Ma lo stesso si potrebbe dire di Fabro, Nagasawa, Trotta, e degli stessi Jasci, Tonello, Ravedone.
Anzi è interessante notare come spesso forme che nascevano come disegni, venissero poi “raffreddate” attraverso trascrizioni meccaniche (cliché su rame, incisioni su plexiglas) o al contrario immagini fotografiche venissero, con effetto volutamente, straniante tradotte in emulsioni o bassorilievi su marmo e bronzo, mosaico, ecc.
In questo senso i rimandi classicisti che si possono ritrovare in questo nuovo contesto non hanno nulla di nostalgico o provinciale: al contrario assumono un valore spiazzante, volutamente manieristico, e segnano i confini di un linguaggio eletto, alto, che cerca confronti anche fuori dalle vicende contingenti del presente, pur vivendo pienamente il presente - a volte anche con verve polemica.
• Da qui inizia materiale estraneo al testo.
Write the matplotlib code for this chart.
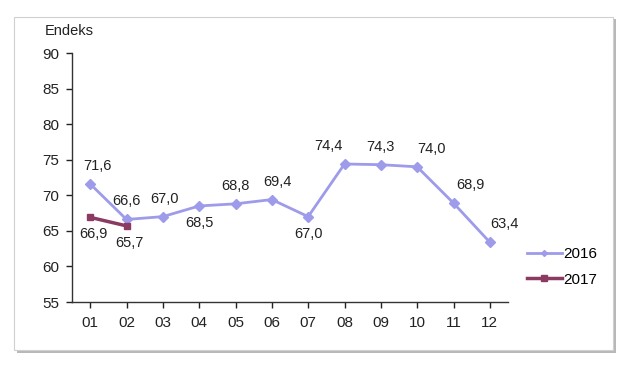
import numpy as np
import matplotlib.pyplot as plt
from matplotlib.patches import Rectangle
from matplotlib.lines import Line2D

plt.rcParams['font.family'] = ['Liberation Sans', 'DejaVu Sans']

months = ["01", "02", "03", "04", "05", "06", "07", "08", "09", "10", "11", "12"]
v2016 = [71.6, 66.6, 67.0, 68.5, 68.8, 69.4, 67.0, 74.4, 74.3, 74.0, 68.9, 63.4]
v2017 = [66.9, 65.7]
lab2016 = ["71,6", "66,6", "67,0", "68,5", "68,8", "69,4", "67,0", "74,4", "74,3", "74,0", "68,9", "63,4"]
lab2017 = ["66,9", "65,7"]
below2016 = [False, False, False, True, False, False, True, False, False, False, False, False]
# horizontal nudges of the value labels (pixels)
dx2016 = [7, 0, 2, 0, 0, 6, 0, -16, 0, 14, 17, 15]

c16 = '#9d9bea'
c17 = '#8b3a62'

fig = plt.figure(figsize=(6.26, 3.67), dpi=100)

# outer frame with shadow
W, H = 626, 367
fig.patches.append(Rectangle((17/W, 14/H), 599/W, 334/H, transform=fig.transFigure,
                             facecolor='#b8b8b8', edgecolor='none', zorder=-2))
fig.patches.append(Rectangle((14/W, 17/H), 599/W, 333/H, transform=fig.transFigure,
                             facecolor='white', edgecolor='#d0d0d0', lw=0.8, zorder=-1))

ax = fig.add_axes([72/W, 65/H, 436/W, 249/H])
ax.set_zorder(5)
ax.set_facecolor('none')
x = np.arange(1, 13)
ax.plot(x, v2016, color=c16, lw=2, marker='D', ms=5, label='2016', zorder=3)
ax.plot(x[:2], v2017, color=c17, lw=2.5, marker='s', ms=5, label='2017', zorder=4)

for xi, v, t, b, d in zip(x, v2016, lab2016, below2016, dx2016):
    if b:
        ax.annotate(t, (xi, v), xytext=(d, -10), textcoords='offset pixels',
                    ha='center', va='top', fontsize=10.5, color='#222222')
    else:
        ax.annotate(t, (xi, v), xytext=(d, 11), textcoords='offset pixels',
                    ha='center', va='bottom', fontsize=10.5, color='#222222')
for xi, v, t in zip(x[:2], v2017, lab2017):
    ax.annotate(t, (xi, v), xytext=(3, -10), textcoords='offset pixels',
                ha='center', va='top', fontsize=10.5, color='#222222')

ax.set_xlim(0.5, 12.5)
ax.set_ylim(55, 90)
ax.set_yticks(np.arange(55, 91, 5))
ax.set_xticks(x)
ax.set_xticklabels(months)
ax.tick_params(labelsize=11, colors='#222222', length=4, width=1, pad=6)
ax.tick_params(axis='y', pad=5)
for s in ['top', 'right']:
    ax.spines[s].set_visible(False)
for s in ['left', 'bottom']:
    ax.spines[s].set_color('#333333')
    ax.spines[s].set_linewidth(1)

fig.text(45/W, 1 - 31/H, 'Endeks', fontsize=10.5, color='#222222', va='center', ha='left')

handles = [Line2D([], [], color=c16, lw=2, marker='D', ms=3),
           Line2D([], [], color=c17, lw=2.5, marker='s', ms=5)]
fig.legend(handles, ['2016', '2017'], loc='center left', bbox_to_anchor=(513/W, 1 - 267/H),
           frameon=False, fontsize=11, handlelength=2.3, handletextpad=0.1, labelspacing=0.75)

fig.savefig('out.png', dpi=100)
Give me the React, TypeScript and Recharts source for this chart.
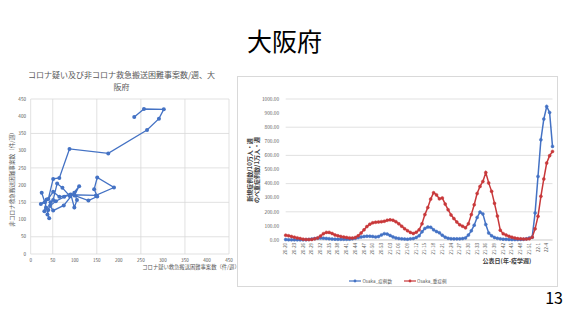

Se come abbiamo detto c'è tutta la voluta contemporaneità di presente e passato di De Chirico, questa è però aggiornata con un passaggio attraverso le Avanguardie, che prefigura qualcosa di prossimo alla Transavanguardia di qualche anno dopo, già però scremata, preventivamente, dalle conseguenze equivoche che avrebbero nel bene e nel male caratterizzato quella corrente.
In effetti, il senso veramente classico di molte delle esperienze che abbiamo citato sta nella misura, nell'equilibrio, nella sobrietà con cui vengono attuate.

Nella prima fase, ad esempio, la scelta della fotografia al posto della pittura sta per una citazione che evitasse il confronto ambiguo fra la cosa in sé e la sua copia, che avrebbero affrontato di lì a qualche anno i pittori “colti” postmoderni -uno per tutti: Carlo Maria Mariani. Trotta, ad esempio, nella sua opera dedicata al San Sebastiano del Bellini (che fu trafugato in quell'epoca) lo citò in una serie di tele emulsionate con delicati interventi manuali. Ma è soprattutto nel video “Il sogno di Coleridge” che Trotta mostra un tratto di funambolico equilibrio nella capacità di interpretare la parola poetica attraverso una breve sequenza di immagini contemporaneamente semplici e stupefacenti.

I piccoli accenni neorinascimentali che abbiamo qua e là osservato (anche ad esempio nelle foto di Croce) non sono probabilmente in questo senso, una sorta di programma cosciente, quanto una conseguenza del clima che abbiamo cercato di delineare e che Maddalena Magliano aveva saputo raccogliere intorno alla sua galleria, sia pure per una manciata di mesi: ma quello era il tempo, e fu proprio in quel momento che venne formulata quell'ipotesi che poi, pur portata avanti in una serie di itinerari personali, avrebbe perso la spinta unitaria che avrebbe potuto procurargli un'esperienza di gruppo, specie con il solido sostegno economico e con la visibilità che una galleria (in questo caso lo Studio Maddalena Carioni) avrebbe potuto assicurargli.